Por su lado, Alejandro San Francisco apunta al carácter oblicuo de su figura: “Balmaceda tiene algo de héroe romántico y su figura –odiada y execrada durante su gobierno y tras su muerte– comenzó una rápida recuperación en los años siguientes. Es una de las escasas figuras transversales de la historia política nacional, reclamado posteriormente por líderes políticos de diferentes tendencias, así como también distintas corrientes valoraban su liderazgo, visión de país y condiciones”.

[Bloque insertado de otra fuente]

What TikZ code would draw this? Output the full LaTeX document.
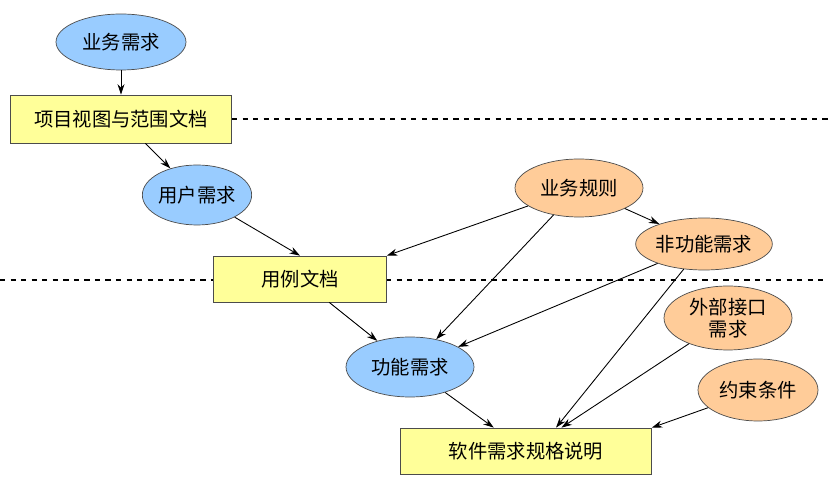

“Arturo Alessandri, opositor a Balmaceda en 1891, reivindicó después su figura; Carlos Ibáñez también fue un gran balmacedista; Jorge Alessandri, Eduardo Frei Montalva y Salvador Allende en diferentes momentos valoraron a José Manuel Balmaceda, su testamento político o su proyecto de régimen de gobierno, e incluso su “sacrificio” -añade San Francisco-. No cabe duda que lo tenía en la cabeza Allende en 1973. La izquierda ha hecho un gran trabajo de difusión y reivindicación sobre Balmaceda, en la historiografía y en la política, pero algo parecido ha ocurrido en grupos de derecha, lo que prueba la transversalidad y permanente vitalidad de Balmaceda”.